## Start

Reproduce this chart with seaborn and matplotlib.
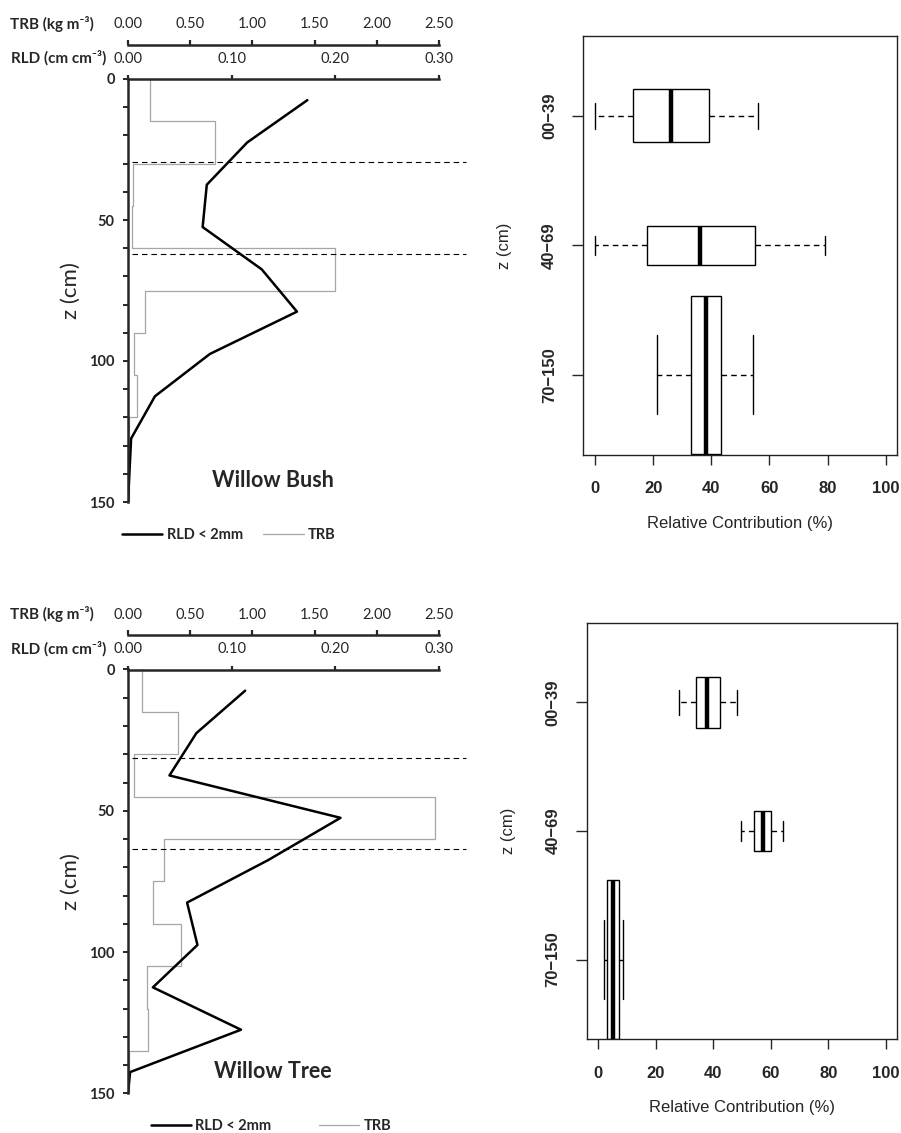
import numpy as np
import pandas as pd
import seaborn as sns
import matplotlib.pyplot as plt
from matplotlib.lines import Line2D
from matplotlib.ticker import MultipleLocator

# ---- root profiles (left panels) ----
rld_depth = [7.5, 22.5, 37.5, 52.5, 67.5, 82.5, 97.5, 112.5, 127.5, 142.5, 150]
bush_rld = [0.173, 0.115, 0.076, 0.072, 0.129, 0.163, 0.079, 0.026, 0.003, 0.001, 0.0]
tree_rld = [0.113, 0.066, 0.040, 0.205, 0.135, 0.057, 0.067, 0.024, 0.109, 0.002, 0.0]

trb_depth = [0, 15, 30, 45, 60, 75, 90, 105, 120, 135, 150]
bush_trb = [0.18, 0.70, 0.04, 0.03, 1.66, 0.14, 0.05, 0.075, 0.01, 0.01, 0.01]
tree_trb = [0.11, 0.40, 0.05, 2.47, 0.29, 0.20, 0.43, 0.15, 0.16, 0.01, 0.01]

bush_layers = [29.5, 62.0]
tree_layers = [31.5, 63.5]

# ---- relative contribution boxplots (right panels) ----
groups = ['00\u221239', '40\u221269', '70\u2212150']
bush_min = [0.0, 0.0, 21.3]
bush_q1 = [13.0, 18.0, 32.9]
bush_med = [26.2, 36.1, 38.1]
bush_q3 = [39.4, 55.0, 43.2]
bush_max = [56.2, 79.1, 54.4]

tree_min = [28.2, 49.8, 1.9]
tree_q1 = [33.9, 54.2, 2.9]
tree_med = [37.9, 57.2, 5.2]
tree_q3 = [42.2, 60.1, 7.3]
tree_max = [48.1, 64.2, 8.5]

# box widths (varwidth style)
bush_widths = [0.41, 0.30, 1.22]
tree_widths = [0.40, 0.31, 1.24]

sns.set_theme(style='white')
plt.rcParams['font.family'] = ['Lato', 'DejaVu Sans']
R_FONT = ['Liberation Sans', 'DejaVu Sans']
TRB_COL = '#a6a6a6'


def profile_panel(fig, rect, rld, trb, layers, name, leg_xy, colspace):
	ax = fig.add_axes(rect)
	ax2 = ax.twiny()
	sns.lineplot(x=trb, y=trb_depth, sort=False, estimator=None, drawstyle='steps-pre',
				 color=TRB_COL, linewidth=0.9, ax=ax2)
	sns.lineplot(x=rld, y=rld_depth, sort=False, estimator=None, color='black',
				 linewidth=1.8, ax=ax)
	ax.set_zorder(ax2.get_zorder() + 1)
	ax.patch.set_visible(False)

	ax.set_xlim(0, 0.3)
	ax2.set_xlim(0, 2.5)
	ax.set_ylim(150, 0)
	ax.set_xlabel('')
	ax2.set_xlabel('')

	# layer boundaries
	ax.hlines(layers, 0.004, 0.326, colors='black', linewidth=0.8,
			  linestyles=(0, (5, 3.5)), clip_on=False)

	for s in ['bottom', 'right']:
		ax.spines[s].set_visible(False)
		ax2.spines[s].set_visible(False)
	ax2.spines['left'].set_visible(False)
	ax.spines['left'].set_linewidth(1.8)
	ax.spines['top'].set_linewidth(1.8)
	ax2.spines['top'].set_linewidth(1.8)
	ax2.spines['top'].set_position(('outward', 24.5))

	ax.xaxis.tick_top()
	ax.set_xticks([0, 0.1, 0.2, 0.3])
	ax.set_xticklabels(['0.00', '0.10', '0.20', '0.30'])
	ax2.set_xticks([0, 0.5, 1.0, 1.5, 2.0, 2.5])
	ax2.set_xticklabels(['0.00', '0.50', '1.00', '1.50', '2.00', '2.50'])
	ax.tick_params(axis='x', which='both', top=True, bottom=False, direction='out',
				   length=3, width=1.6, pad=6.5, labelsize=10.5)
	ax2.tick_params(axis='x', top=True, bottom=False, direction='out', length=3.5,
					width=1.6, pad=6.5, labelsize=10.5)

	ax.set_yticks([0, 50, 100, 150])
	ax.yaxis.set_minor_locator(MultipleLocator(10))
	ax.tick_params(axis='y', which='both', left=True, direction='out', length=3.5,
				   width=1.4, pad=6, labelsize=10.5)
	for lab in ax.get_yticklabels():
		lab.set_fontweight('bold')

	ax.set_ylabel('z (cm)', fontsize=16)
	ax.yaxis.set_label_coords(-0.152, 0.5)

	ax.text(0.465, 0.052, name, transform=ax.transAxes, ha='center', va='center',
			fontsize=15.5, fontweight='bold')

	# axis titles
	bb = ax.get_position()
	top = bb.y1
	fig.text(94 / 901, top + 55 / 1133, 'TRB (kg m\u207b\u00b3)', ha='right', va='center',
			 fontsize=11, fontweight='bold')
	fig.text(106 / 901, top + 21 / 1133, 'RLD (cm cm\u207b\u00b3)', ha='right', va='center',
			 fontsize=11, fontweight='bold')

	handles = [Line2D([], [], color='black', lw=1.8, label='RLD < 2mm'),
			   Line2D([], [], color=TRB_COL, lw=0.9, label='TRB')]
	fig.legend(handles=handles, loc='center', bbox_to_anchor=leg_xy, ncol=2, frameon=False,
			   prop=dict(weight='bold', size=10.5), handlelength=2.75, handletextpad=0.3,
			   columnspacing=colspace)
	return ax


def contrib_panel(fig, rect, mins, q1s, meds, q3s, maxs, widths):
	ax = fig.add_axes(rect)
	positions = [3, 2, 1]
	for pos, lo, a, m, b, hi, w in zip(positions, mins, q1s, meds, q3s, maxs, widths):
		vals = [lo, a, m, b, hi]
		sns.boxplot(x=vals, y=[pos] * 5, orient='h', native_scale=True, width=w,
					whis=(0, 100), color='white', linecolor='black', linewidth=1.0,
					fliersize=0, ax=ax,
					medianprops=dict(linewidth=3.2, color='black'),
					whiskerprops=dict(linestyle=(0, (4, 3)), linewidth=1.0))
	ax.set_xlim(-4, 104)
	ax.set_ylim(0.38, 3.62)
	ax.set_xticks([0, 20, 40, 60, 80, 100])
	ax.set_xticklabels(['0', '20', '40', '60', '80', '100'], family=R_FONT,
					   fontweight='bold', fontsize=12)
	ax.set_yticks(positions)
	ax.set_yticklabels(groups, family=R_FONT, fontweight='bold', fontsize=12,
					   rotation=90, va='center')
	ax.tick_params(axis='x', bottom=True, direction='out', length=7, width=1, pad=12)
	ax.tick_params(axis='y', left=True, direction='out', length=8, width=1, pad=11)
	for s in ax.spines.values():
		s.set_visible(True)
		s.set_color('#222222')
		s.set_linewidth(1.0)
	ax.set_xlabel('Relative Contribution (%)', family=R_FONT, fontsize=12, labelpad=14)
	ax.set_ylabel('z (cm)', family=R_FONT, fontsize=12)
	ax.yaxis.set_label_coords(-0.228, 0.5)
	return ax


fig = plt.figure(figsize=(9.01, 11.33), dpi=100)

profile_panel(fig, [128 / 901, 1 - 502 / 1133, 311 / 901, 423 / 1133],
			  bush_rld, bush_trb, bush_layers, 'Willow Bush', (229 / 901, 1 - 535 / 1133), 1.4)
profile_panel(fig, [128 / 901, 1 - 1093.3 / 1133, 311 / 901, 423.8 / 1133],
			  tree_rld, tree_trb, tree_layers, 'Willow Tree', (271 / 901, 1 - 1126 / 1133), 3.3)

contrib_panel(fig, [583.3 / 901, 1 - 455 / 1133, 314 / 901, 419.3 / 1133],
			  bush_min, bush_q1, bush_med, bush_q3, bush_max, bush_widths)
contrib_panel(fig, [586.7 / 901, 1 - 1039.3 / 1133, 310.6 / 901, 416.6 / 1133],
			  tree_min, tree_q1, tree_med, tree_q3, tree_max, tree_widths)

fig.savefig('out.png', dpi=100)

## End

Problem to work on »
Please take the lines from the beginning of the data above through the line holding "tree_layers = [31.5, 63.5]" and transcribe them exactly, without any pictures.

Solution to the exercise »
Reproduce this chart with seaborn and matplotlib.
import numpy as np
import pandas as pd
import seaborn as sns
import matplotlib.pyplot as plt
from matplotlib.lines import Line2D
from matplotlib.ticker import MultipleLocator

# ---- root profiles (left panels) ----
rld_depth = [7.5, 22.5, 37.5, 52.5, 67.5, 82.5, 97.5, 112.5, 127.5, 142.5, 150]
bush_rld = [0.173, 0.115, 0.076, 0.072, 0.129, 0.163, 0.079, 0.026, 0.003, 0.001, 0.0]
tree_rld = [0.113, 0.066, 0.040, 0.205, 0.135, 0.057, 0.067, 0.024, 0.109, 0.002, 0.0]

trb_depth = [0, 15, 30, 45, 60, 75, 90, 105, 120, 135, 150]
bush_trb = [0.18, 0.70, 0.04, 0.03, 1.66, 0.14, 0.05, 0.075, 0.01, 0.01, 0.01]
tree_trb = [0.11, 0.40, 0.05, 2.47, 0.29, 0.20, 0.43, 0.15, 0.16, 0.01, 0.01]

bush_layers = [29.5, 62.0]
tree_layers = [31.5, 63.5]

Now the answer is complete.